I’m just now watching Die Hard With A Vengeance. There’s a scene where Samuel Jackson and Bruce Willis have a 5-gallon jug and a 3-gallon jug of water, by a fountain, and they have to put exactly four gallons of water on a bomb to disarm it. They figured out that if they started out with both jugs empty, and filled the larger one, they could then fill the smaller one from the larger and they’d have exactly two gallons left in the larger jug. Then there was more but they were talking so fast and I was distracted, so I didn’t get the whole thing. How did they do it?
If they had a third container I can see how it could easily be done, but as far as I can tell they only had the two jugs. Did they have a third container that I missed?
In the movie they did it slightly differently to that answer.
Fill the five, then use that to fill the three, leaves 2g.
Empty the three, fill it with the 2g that’s in the five.
Fill the five, empty it into the three, there’s only the space for 1g in the three.
That leaves 4g in the five.
Sorry to hijack, but I’m not following the maths on this question:
As far as I can see, using their logic, that makes 120 square inches x 200 million = 24,000 million or 24 billion square inches. Now unless a square foot has suddenly be redefined as 24 square inches, that doesn’t add up. I make it only 166 million square feet.
Say you are driving on a one-mile track. You do one lap at 30 miles an hour. How fast do you have to go to average 60 miles an hour?
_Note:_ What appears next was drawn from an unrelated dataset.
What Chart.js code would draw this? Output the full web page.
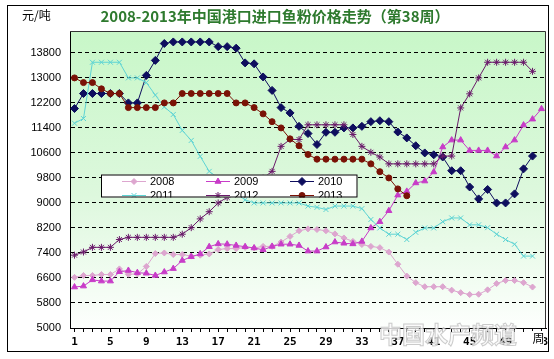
<!DOCTYPE html>
<html><head><meta charset="utf-8">
<script src="https://cdn.jsdelivr.net/npm/chart.js@4.4.1/dist/chart.umd.min.js"></script>
<style>html,body{margin:0;padding:0;background:#fff;overflow:hidden}canvas{display:block}</style>
</head><body>
<canvas id="c" width="554" height="359"></canvas>
<script>
const weeks = ['1','2','3','4','5','6','7','8','9','10','11','12','13','14','15','16','17','18','19','20','21','22','23','24','25','26','27','28','29','30','31','32','33','34','35','36','37','38','39','40','41','42','43','44','45','46','47','48','49','50','51','52','53'];
const xTickLabels = ['1','5','9','13','17','21','25','29','33','37','41','45','49','53'];
const yTicks = [5000,5800,6600,7400,8200,9000,9800,10600,11400,12200,13000,13800];

const s2008 = [6620,6680,6680,6710,6710,6890,6720,6730,6970,7380,7400,7350,7350,7300,7330,7370,7510,7540,7540,7580,7560,7610,7610,7750,7930,8110,8170,8150,8110,8010,7880,7770,7670,7610,7570,7430,7040,6660,6450,6320,6320,6320,6210,6130,6070,6080,6220,6420,6520,6520,6450,6310];
const s2009 = [6310,6340,6540,6500,6500,6800,6840,6770,6750,6680,6790,6900,7160,7280,7370,7600,7690,7680,7640,7600,7560,7500,7610,7680,7680,7640,7460,7460,7590,7750,7710,7690,7770,8200,8400,8750,9250,9370,9640,9700,9990,10790,11010,11010,10680,10680,10680,10500,10790,11010,11490,11680,12010];
const s2010 = [12020,12500,12500,12500,12500,12500,12200,12200,13080,13560,14100,14150,14150,14150,14150,14150,14000,14000,13950,13480,13450,13030,12600,12050,11880,11450,11220,10870,11260,11260,11400,11400,11450,11600,11630,11600,11270,11080,10830,10600,10540,10470,10030,10030,9510,9130,9430,9000,9000,9290,10090,10500];
const s2011 = [11550,11700,13500,13500,13500,13500,13000,13000,12850,12450,12070,11830,11320,11000,10490,10010,9800,9550,9300,9100,9000,9000,9000,9000,9000,9000,8900,8860,8790,8900,8900,8900,8820,8470,8200,8000,8000,7830,8060,8200,8200,8400,8520,8520,8300,8300,8210,8000,7830,7680,7300,7300];
const s2012 = [7330,7430,7580,7580,7580,7830,7900,7900,7900,7900,7900,7900,8000,8210,8490,8720,9000,9180,9350,9500,9650,9800,10010,10810,11030,11030,11500,11500,11500,11500,11500,11190,10810,10620,10470,10250,10250,10250,10250,10250,10250,10500,10500,12040,12490,13000,13500,13500,13500,13500,13500,13210];
const s2013 = [13000,12850,12850,12650,12500,12500,12050,12050,12050,12050,12200,12200,12500,12500,12500,12500,12500,12500,12200,12200,12050,11850,11600,11400,11050,10830,10550,10400,10400,10400,10400,10400,10400,10250,10000,9800,9450,9230];

const seriesNames = ['2008','2009','2010','2011','2012','2013'];
const seriesData = [s2008, s2009, s2010, s2011, s2012, s2013];
const seriesColors = ['#DDA6CF','#C83CC8','#0E0E5E','#5ED4D4','#6A1A6A','#7A1206'];
const seriesPoints = ['rectRot','triangle','rectRot','crossRot','star','circle'];
const seriesRadius = [3,3.5,4,3.5,3.5,3];

const titleText = '2008-2013年中国港口进口鱼粉价格走势（第38周）';
const unitText = '元/吨';
const xUnitText = '周';
const watermarkText = '中国水产频道';

const datasets = seriesNames.map((n, i) => ({
  label: n,
  data: seriesData[i],
  borderColor: seriesColors[i],
  backgroundColor: seriesColors[i],
  pointBackgroundColor: seriesColors[i],
  pointBorderColor: seriesColors[i],
  pointStyle: seriesPoints[i],
  pointRadius: seriesRadius[i],
  pointBorderWidth: 1,
  borderWidth: 1,
  tension: 0,
  fill: false,
  order: seriesNames.length - 1 - i
}));

const bgPlugin = {
  id: 'bg',
  beforeDraw(chart) {
    const ctx = chart.ctx, ca = chart.chartArea;
    ctx.save();
    ctx.fillStyle = '#fff';
    ctx.fillRect(0, 0, chart.width, chart.height);
    const g = ctx.createLinearGradient(0, ca.top, 0, ca.bottom);
    g.addColorStop(0, '#C8F7C8');
    g.addColorStop(0.55, '#DDF8DD');
    g.addColorStop(1, '#FDFFFD');
    ctx.fillStyle = g;
    ctx.fillRect(ca.left, ca.top, ca.right - ca.left, ca.bottom - ca.top);
    ctx.restore();
  }
};

function drawMarker(ctx, style, r, x, y, color) {
  ctx.save();
  ctx.fillStyle = color; ctx.strokeStyle = color; ctx.lineWidth = 1;
  if (Chart.helpers && Chart.helpers.drawPoint) {
    Chart.helpers.drawPoint(ctx, {pointStyle: style, radius: r, borderWidth: 1, rotation: 0}, x, y);
  } else {
    ctx.beginPath(); ctx.arc(x, y, r, 0, Math.PI * 2); ctx.fill();
  }
  ctx.restore();
}

const decoPlugin = {
  id: 'deco',
  afterDraw(chart) {
    const ctx = chart.ctx, ca = chart.chartArea;
    ctx.save();
    ctx.strokeStyle = '#333'; ctx.lineWidth = 1;
    ctx.beginPath();
    ctx.moveTo(ca.left, ca.top + 0.5);
    ctx.lineTo(ca.right - 0.5, ca.top + 0.5);
    ctx.lineTo(ca.right - 0.5, ca.bottom);
    ctx.stroke();

    const lx = 101, ly = 174.5, lw = 256.5, lh = 23;
    ctx.fillStyle = '#fff';
    ctx.fillRect(lx, ly, lw, lh);
    ctx.save();
    ctx.beginPath(); ctx.rect(lx, ly, lw, lh); ctx.clip();
    seriesNames.forEach((n, i) => {
      const col = i % 3, row = Math.floor(i / 3);
      const x0 = 122 + col * 84, y0 = 181.5 + row * 14;
      ctx.strokeStyle = seriesColors[i]; ctx.lineWidth = 1;
      ctx.beginPath(); ctx.moveTo(x0, y0); ctx.lineTo(x0 + 24, y0); ctx.stroke();
      drawMarker(ctx, seriesPoints[i], seriesRadius[i], x0 + 12, y0, seriesColors[i]);
      ctx.fillStyle = '#000';
      ctx.font = '11px "Liberation Sans", Arial, sans-serif';
      ctx.textAlign = 'left'; ctx.textBaseline = 'middle';
      ctx.fillText(n, x0 + 28, y0 + 0.5);
    });
    ctx.restore();
    ctx.strokeStyle = '#000'; ctx.lineWidth = 1;
    ctx.strokeRect(lx + 0.5, ly + 0.5, lw - 1, lh - 1);

    ctx.fillStyle = '#2E7A2E';
    ctx.font = 'bold 15px "Noto Sans CJK SC", sans-serif';
    ctx.textAlign = 'center'; ctx.textBaseline = 'middle';
    ctx.fillText(titleText, 275, 16);

    ctx.fillStyle = '#000';
    ctx.font = '12px "Noto Sans CJK SC", sans-serif';
    ctx.textAlign = 'left';
    ctx.fillText(unitText, 22, 15);

    ctx.font = 'bold 23px "Noto Sans CJK SC", sans-serif';
    ctx.textAlign = 'center';
    ctx.fillStyle = 'rgba(250,250,250,0.8)';
    ctx.fillText(watermarkText, 448, 334);
    ctx.strokeStyle = 'rgba(170,170,170,0.6)'; ctx.lineWidth = 1;
    ctx.strokeText(watermarkText, 448, 334);

    ctx.fillStyle = '#fff';
    ctx.fillRect(532, 331, 12, 14);
    ctx.fillStyle = '#000';
    ctx.font = '12px "Noto Sans CJK SC", sans-serif';
    ctx.textAlign = 'center';
    ctx.fillText(xUnitText, 538.5, 338.5);

    ctx.strokeStyle = '#000'; ctx.lineWidth = 1;
    ctx.strokeRect(7.5, 5.5, 541, 346);
    ctx.restore();
  }
};

new Chart(document.getElementById('c'), {
  type: 'line',
  data: { labels: weeks, datasets },
  options: {
    responsive: false, animation: false, devicePixelRatio: 1,
    layout: { padding: { left: 8, top: 31, right: 8, bottom: 7 } },
    plugins: { legend: { display: false }, title: { display: false }, tooltip: { enabled: false } },
    scales: {
      x: {
        type: 'category', offset: true,
        grid: { display: true, drawOnChartArea: false, drawTicks: true, tickLength: 4, color: '#000', offset: false },
        border: { display: true, color: '#000', width: 1 },
        ticks: {
          autoSkip: false, maxRotation: 0, minRotation: 0, padding: 4, color: '#000',
          font: { family: 'DejaVu Sans Mono', size: 11, weight: 'bold' },
          callback: function(v, i) { const l = weeks[i]; return xTickLabels.includes(l) ? l : ''; }
        },
        afterFit: s => { s.height = 24; }
      },
      y: {
        min: 5000, max: 14500,
        afterBuildTicks: s => { s.ticks = yTicks.map(v => ({ value: v })); },
        grid: { color: c => (c.tick && c.tick.value === 5000) ? 'rgba(0,0,0,0)' : '#000', drawTicks: false, lineWidth: 1 },
        border: { display: true, color: '#000', width: 1, dash: [4, 3] },
        ticks: { padding: 9, color: '#000', font: { family: 'Liberation Sans', size: 11 }, callback: v => String(v) },
        afterFit: s => { s.width = 62; }
      }
    }
  },
  plugins: [bgPlugin, decoPlugin]
});
</script>
</body></html>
This is something of a trick question. The first thought of many people is to say 90 miles an hour, but consider: If you have done a lap at 30 miles an hour, you have already taken two minutes. Two minutes is the total amount of time you would have to take in order to average 60 miles an hour. Therefore, you can not average 60 miles an hour over the two laps
The question is misstated. They don’t mention the 2 minute limit. If the limit were 3 or more minutes, 90 mph is right.
I think that’s keeping with the Die Hard series’ shtick of McClane often succeeding through dumb luck and happenstance in addition to his physical prowess.